Wallace rubbished No 10’s projected figure of 2.3 per cent, pointing out to assembled journos that it included non-core spending on Ukraine. “It doesn’t buy me any more planes, tanks or ships,” the ex-Scots Guards captain grumbled.
Johnson managed to draw a line under the fracas, at least for now, with a commitment to hit 2.5 per cent by the end of the decade. But the fact that a top leadership contender feels free to do his back-biting quite so openly says a lot about Johnson’s draining authority.
Speaking to Johnson on the plane from Germany to Spain, the Westminster lobby pack asked him about potential Tory defectors and the possibility of an early general election.

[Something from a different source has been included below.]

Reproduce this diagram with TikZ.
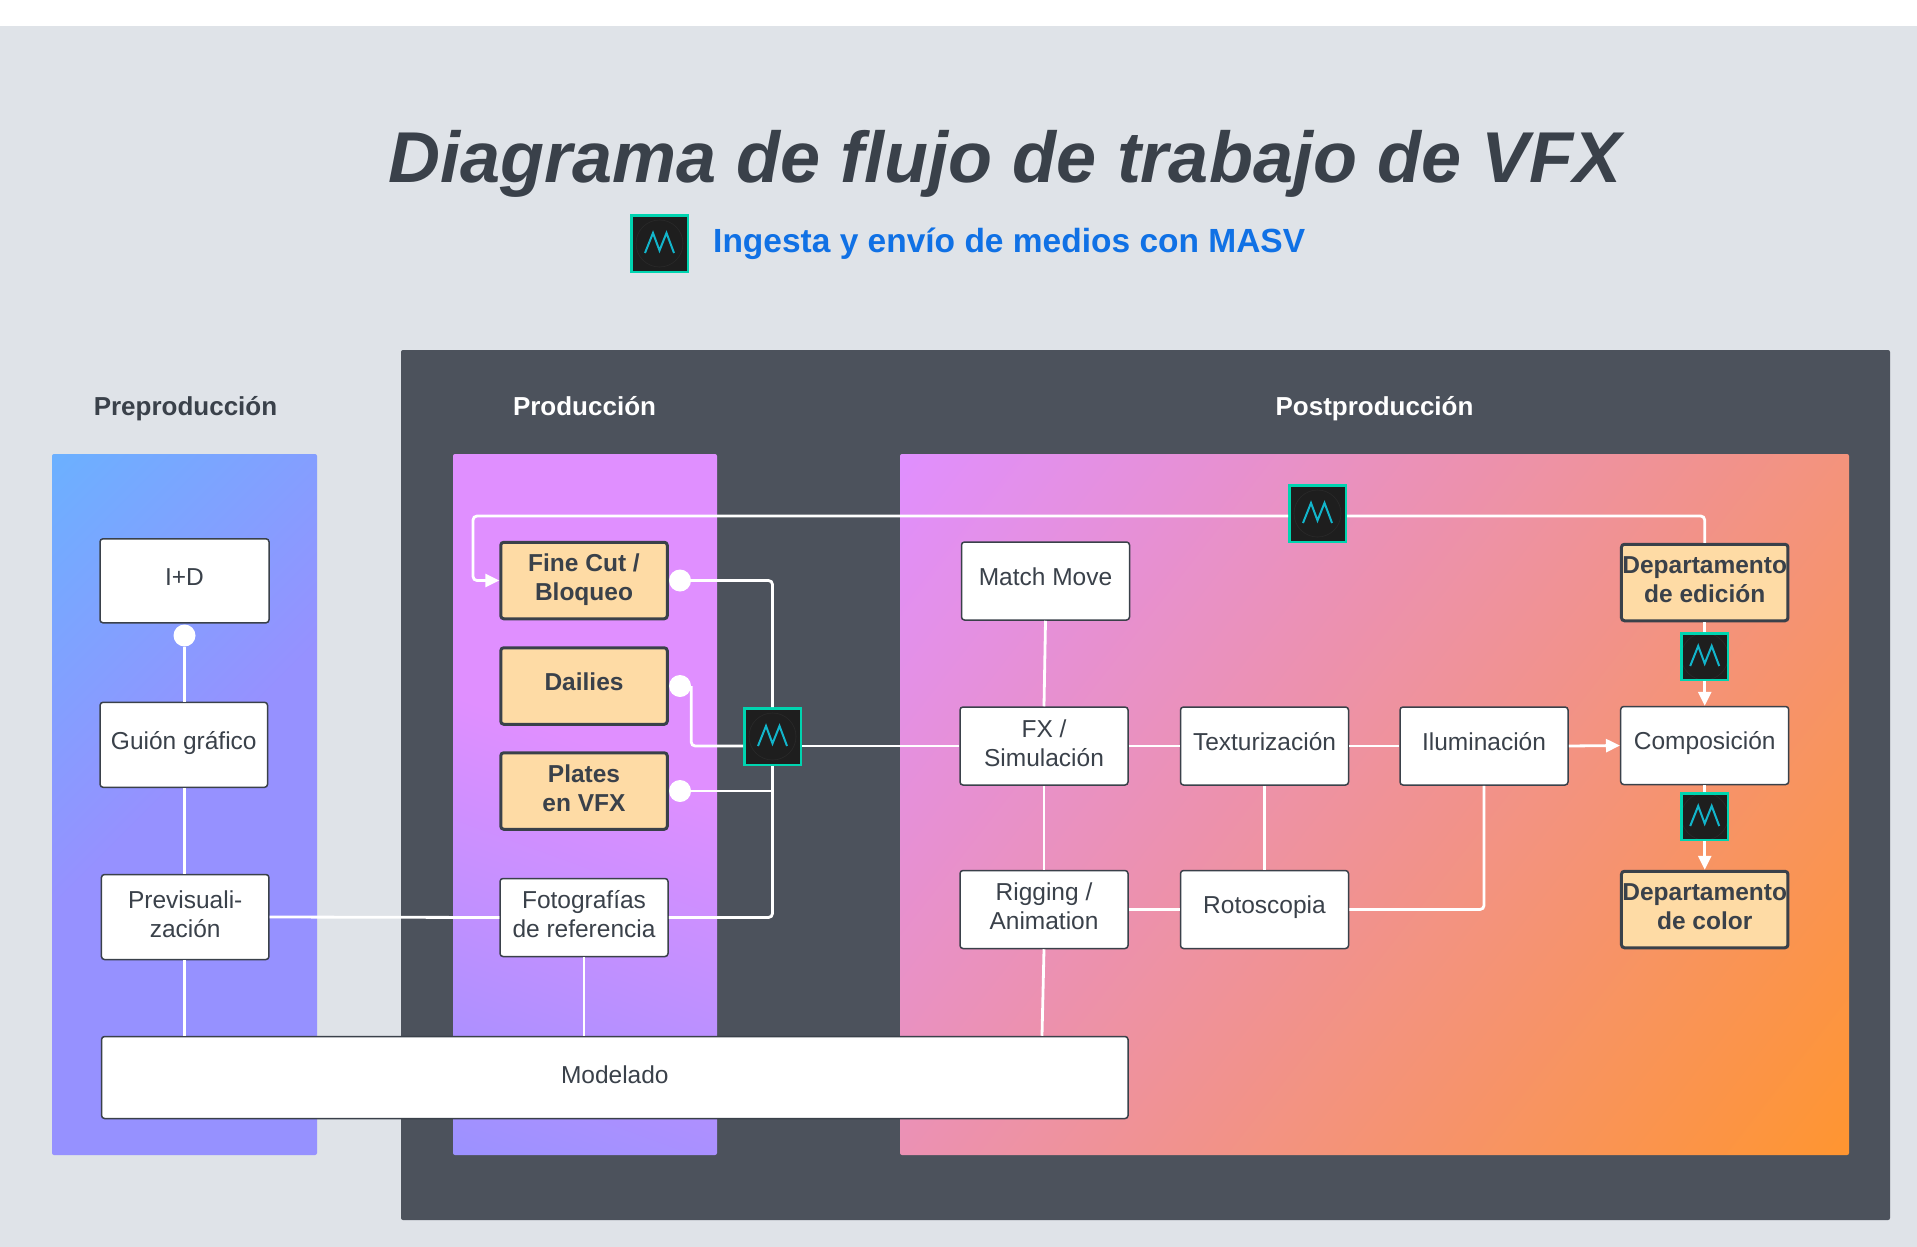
\documentclass[tikz,border=0pt]{standalone}
\usepackage{fontspec}
\setmainfont{Liberation Sans}
\usetikzlibrary{positioning,arrows.meta}

\definecolor{pagegray}{HTML}{DFE3E8}
\definecolor{paneldark}{HTML}{4C525C}
\definecolor{inkdark}{HTML}{3A414A}
\definecolor{keyfill}{HTML}{FEDBA5}
\definecolor{masvdark}{HTML}{1E1E1E}
\definecolor{masvring}{HTML}{2A2A2A}
\definecolor{masvgreen}{HTML}{00D4B0}
\definecolor{masvcyan}{HTML}{12B5CB}
\definecolor{subblue}{HTML}{1071E5}
\definecolor{skyblue}{HTML}{6CB0FF}
\definecolor{violet}{HTML}{9691FF}
\definecolor{pinkish}{HTML}{E08FFF}
\definecolor{orangish}{HTML}{FF9530}

\pgfdeclarehorizontalshading{prefill}{100bp}{color(0bp)=(skyblue); color(15bp)=(skyblue); color(48bp)=(violet); color(100bp)=(violet)}
\pgfdeclarehorizontalshading{prodfill}{100bp}{color(0bp)=(violet); color(15bp)=(violet); color(55bp)=(pinkish); color(100bp)=(pinkish)}
\pgfdeclarehorizontalshading{postfill}{100bp}{color(0bp)=(pinkish); color(15bp)=(pinkish); color(85bp)=(orangish); color(100bp)=(orangish)}

\newcommand{\tx}[1]{\begin{tabular}{@{}c@{}}#1\end{tabular}}
\newcommand{\txone}[1]{\tx{#1\\[3pt]}}

\begin{document}
\begin{tikzpicture}
    [%%%%%%%%%%%%%%%%%%%%%%%%%%%%%%
    x=1pt,y=-1pt,
    box/.style={rectangle,draw=inkdark,line width=1.5pt,fill=white,rounded corners=3pt,inner sep=0pt,
        text=inkdark,minimum width=168pt,minimum height=78pt,font=\fontsize{24.5}{29}\selectfont},
    keybox/.style={box,fill=keyfill,line width=3pt,minimum width=166.5pt,minimum height=76.5pt,font=\fontsize{24.5}{29}\selectfont\bfseries},
    head/.style={text=white,font=\fontsize{26}{30}\selectfont\bfseries},
    dot/.style={circle,fill=white,minimum size=22pt,inner sep=0pt},
    wire/.style={draw=white,line width=2.8pt},
    tip/.style={wire,-{Stealth[inset=0pt,length=14pt,width=13pt]}},
    masv/.style={rectangle,draw=masvgreen,line width=2.5pt,fill=masvdark,minimum size=#1,inner sep=0pt,
        path picture={
            \begin{scope}[shift={(path picture bounding box.center)},scale=#1/56.5]
                \draw[masvring,line width=0.6pt] (0,0) circle (23.5);
                \draw[masvcyan,line width=2pt] (-14.5,9.5) -- (-6.5,-10.5) -- (0,7) -- (7,-10.5) -- (14.5,9.5);
            \end{scope}
        }},
    ]%%%%%%%%%%%%%%%%%%%%%%%%%%%%%%

    \useasboundingbox (0,0) rectangle (1917,1247);
    \fill[white] (0,0) rectangle (1917,1247);
    \fill[pagegray] (0,26) rectangle (1917,1247);
    \fill[paneldark,rounded corners=2pt] (401,350) rectangle (1890,1220);

    % panels
    \shade[shading=prefill,shading angle=-45,rounded corners=2pt] (52,454) rectangle (317,1155);
    \shade[shading=prodfill,shading angle=70,rounded corners=2pt] (453,454) rectangle (717,1155);
    \shade[shading=postfill,shading angle=-38,rounded corners=2pt] (900,454) rectangle (1849,1155);

    % title
    \node[text=inkdark,font=\fontsize{72}{80}\selectfont\bfseries\itshape] at (1005,164)(title){Diagrama de flujo de trabajo de VFX};
    \node[masv=56.5pt] at (659.5,243.5)(masvhead){};
    \node[right=24pt of masvhead,text=subblue,font=\fontsize{33.5}{38}\selectfont\bfseries,inner sep=0pt,yshift=-0.5pt](subtitle){Ingesta y envío de medios con MASV};

    % headings
    \node[head,text=inkdark] at (185.5,409)(prehead){Preproducción};
    \node[head] at (584.5,406)(prodhead){Producción};
    \node[head] at (1374.5,409)(posthead){Postproducción};

    % preproduccion
    \node[box,minimum width=169pt,minimum height=84pt] at (184.5,580.8)(idbox){\txone{I+D}};
    \node[box,minimum width=167.5pt,minimum height=85pt] at (183.8,744.8)(guion){\txone{Guión gráfico}};
    \node[box,minimum width=167.5pt,minimum height=85pt] at (185.2,917)(previs){\tx{Previsuali-\\zación}};
    \node[box,minimum width=1026.5pt,minimum height=82pt] at (614.8,1077.5)(modelado){\tx{Modelado}};
    \node[dot] at (184.5,635.5)(dotid){};

    % produccion
    \node[keybox] at (584,580.5)(fine){\tx{Fine Cut /\\Bloqueo}};
    \node[keybox] at (584,686)(dailies){\txone{Dailies}};
    \node[keybox] at (584,791)(plates){\tx{Plates\\en VFX}};
    \node[box] at (584,917.5)(foto){\tx{Fotografías\\de referencia}};
    \node[dot] at (680,580.5)(dotfine){};
    \node[dot] at (680,686)(dotdailies){};
    \node[dot] at (680,791)(dotplates){};
    \node[masv=56.5pt] at (772.5,736.5)(masvprod){};

    % postproduccion
    \node[box] at (1045.5,581)(match){\txone{Match Move}};
    \node[box] at (1044,746)(fx){\tx{FX /\\Simulación}};
    \node[box] at (1264.5,746)(textur){\txone{Texturización}};
    \node[box] at (1484,746)(ilum){\txone{Iluminación}};
    \node[box] at (1704.7,745.5)(compo){\txone{Composición}};
    \node[box] at (1044,909.5)(rigging){\tx{Rigging /\\Animation}};
    \node[box] at (1264.5,909.5)(roto){\txone{Rotoscopia}};
    \node[keybox] at (1704.7,582.5)(edicion){\tx{Departamento\\de edición}};
    \node[keybox] at (1704.7,909.5)(color){\tx{Departamento\\de color}};
    \node[masv=56.5pt] at (1317.5,513.5)(masvtop){};
    \node[masv=46.5pt] at (1704.7,656.5)(masvedit){};
    \node[masv=46.5pt] at (1704.7,816.5)(masvcolor){};

    \coordinate (topline) at (0,516);
    \coordinate (fineturn) at (473,516);

    % wires on the left
    \draw[wire] (dotid) -- (guion.north -| dotid);
    \draw[wire] (guion.south -| dotid) -- (previs.north -| dotid);
    \draw[wire] (previs.south -| dotid) -- (modelado.north -| dotid);
    \draw[wire] (previs.east) -- (foto.west);
    \draw[wire] (foto.south) -- (modelado.north -| foto.south);

    % wires into the upload
    \draw[wire,rounded corners=4pt] (dotfine) -| (masvprod.north);
    \draw[wire,rounded corners=4pt] (dotdailies.east) |- (masvprod.west |- fx.west);
    \draw[wire] (dotplates) -- (masvprod.south |- dotplates);
    \draw[wire,rounded corners=4pt] (foto.east) -| (masvprod.south);
    \draw[wire] (masvprod.east |- fx.west) -- (fx.west);

    % return to fine cut
    \draw[wire,rounded corners=4pt] (edicion.north) |- (masvtop.east |- topline);
    \draw[tip,rounded corners=4pt] (masvtop.west |- topline) -- (fineturn) |- (fine.west);

    % wires on the right
    \draw[wire] (match.south) -- (fx.north);
    \draw[wire] (fx.south) -- (rigging.north);
    \draw[wire] (rigging.south) -- ([xshift=-2pt]modelado.north -| rigging.south);
    \draw[wire] (fx.east) -- (textur.west);
    \draw[wire] (textur.east) -- (ilum.west);
    \draw[tip] (ilum.east) -- (compo.west);
    \draw[wire] (textur.south) -- (roto.north);
    \draw[wire] (rigging.east) -- (roto.west);
    \draw[wire,rounded corners=4pt] (roto.east) -| (ilum.south);
    \draw[wire] (edicion.south) -- (masvedit.north);
    \draw[tip] (masvedit.south) -- (compo.north);
    \draw[wire] (compo.south) -- (masvcolor.north);
    \draw[tip] (masvcolor.south) -- (color.north);
\end{tikzpicture}
\end{document}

The PM batted away media “commentary” and reminded everyone, as if they needed reminding, that he was once a hack himself. “I used to do the kind of jobs that you all do now... I’ve got to recognise I’m no longer a member of that sacred guild.”
Perhaps it was the mid-air turbulence, but when asked for a third time if he might call a snap election, the PM briefly lost his bonhomie: “Oh, for heaven’s sake! I am not offering commentary.”
Little wonder that Johnson took comfort in the company of presidents and premiers. The shameless charmer is on safe ground when it comes to glad-handing his fellow masters of the universe.
At the G7 he and his Canadian counterpart Justin Trudeau joked about the topless horse-riding pics of Vladimir Putin: “Let’s show our pecs!” The expensively educated pair were also at the Schloss Elmau hotel, as Trudeau jogged around the pool while Johnson went for a swim.
Meanwhile, Johnson appeared to make up with Emmanuel Macron. After hamming up Le Bromance for the cameras, the pair discussed the French president’s plan for a new “political” alliance across Europe, outside the confines of the EU. The PM might have nodded politely to Macron – with whom he shared a Bavarian whisky – but later played down the idea of a formal structure.
Johnson told journalists he’d quite like to see Turkey and north Africa included in a very loose arrangement, comparing it to the “Mare Nostrum of the Roman Empire”. He’ll now have to explain himself to Brexiteer MPs worried about his pan-European ambitions.
In fact, Johnson has a lot of explaining to do to Tory MPs. He arrived back in London just as deputy chief whip Chris Pincher quit amid accusations of groping. The PM faces fresh by-election pain if he can’t persuade colleagues that Pincher’s exit from government is punishment enough.
Johnson also has to face up to the possibility of No 10 staff turning against him, after MPs running the inquiry into whether he misled parliament allowed for anonymous testimony on Partygate.
Rebel Tories appear to have finally become organised while Johnson was abroad. They are thought to be working together on a “clean slate” at the upcoming 1922 Committee elections so that the dwindling number of backbench loyalists can’t stop a rule change allowing a fresh confidence vote this year.
If only Tory MPs were as easy to schmooze as world leaders. If 2022 is to be Johnson’s last year in the top job, he can always look back fondly at his adventures in the mountains of Bavaria.